One of my favourite
dishes is “insalata caprese”, this perfect mixture of flavours and textures that
in my view is so typical of Italian cuisine. A few weeks ago, in summer, I was in the
Italian-speaking part of Switzerland, where the cherry tomatoes were ripe and
fresh off the bush, and I came across this dish, which I have tried to
recreate. It combines elements of insalata caprese with a rich risotto.
A former neighbour of
ours was Italian and she once made a risotto in a high-walled frying pan at
11:30 pm, as a midnight snack. I was amazed at how little time this took. In this recipe I have used
one too, partly because it works well for the final cooking part…
What you need
- 350 g risotto rice (for example Arborio)
- 3 tbsp olive oil
- 1 medium-sized onion finely chopped
- 100 ml of good white wine
- vegetable broth
- 2+ cloves of garlic
- grated parmesan cheese to taste (not pictured)
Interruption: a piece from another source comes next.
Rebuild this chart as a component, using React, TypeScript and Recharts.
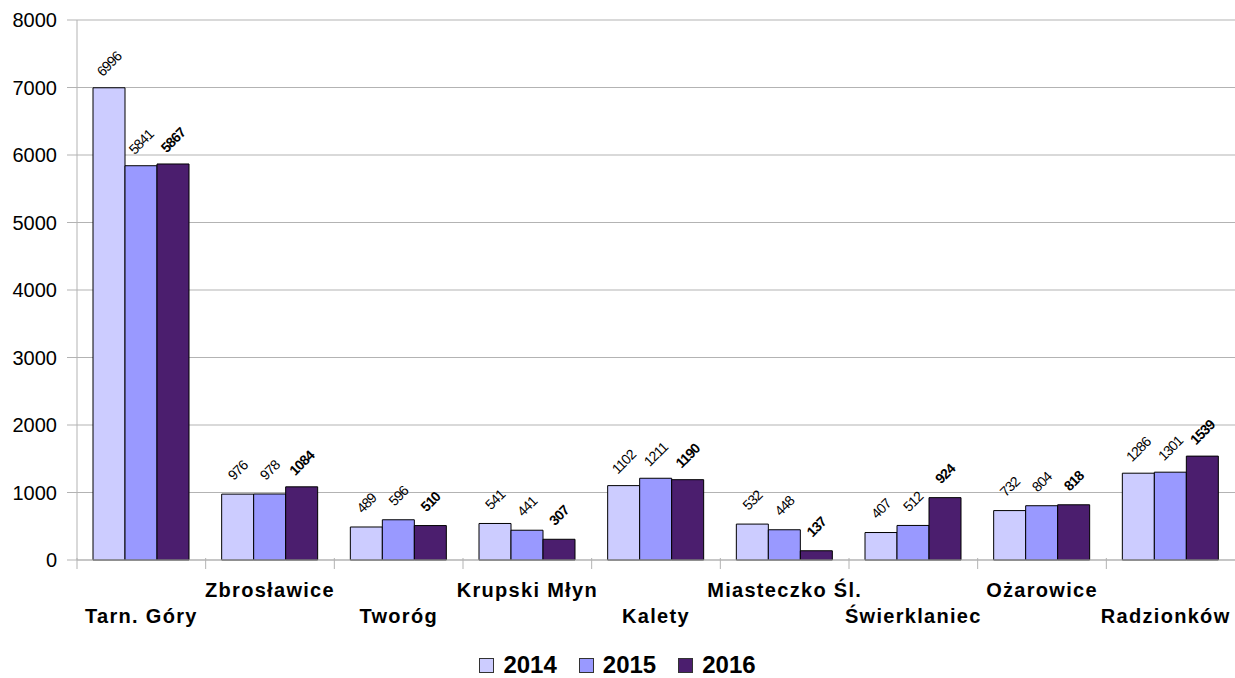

- about 20 ripe cherry tomatoes (or thickly sliced marzano tomatoes as I had no cherries)
- 200 g buffalo mozzarella, finely sliced
- 2 good sprigs of basil cut into fine stripes
- a drizzle of dry sherry (optional)
- Cheese spice mix (optional)
What you do
- Sauté the onions in olive oil, then add the rice and stir until it looks glassy. (Do not let it brown!)
- Add the wine and stir, then slowly add the broth as and when needed. If you like a creamy risotto, stir as much as you can; if you prefer a more grainy one, stir as little as possible.
- Just before the end of the cooking period (when the rice grains are not hard in the centre anymore), press in the garlic; this way it retains its pungency.
- When the risotto is done, dent the surface and put a cherry tomato into each dent.
- Distribute the mozzarella over the top and season with the cheese spice mix (if using).
- Put under the grill until the mozzarella has melted or even browned ever so slightly.
- Drizzle the sherry over the bits of rice that are still visible if it has dried out under the grill.
- At the very last minute before serving, add the basil leaves.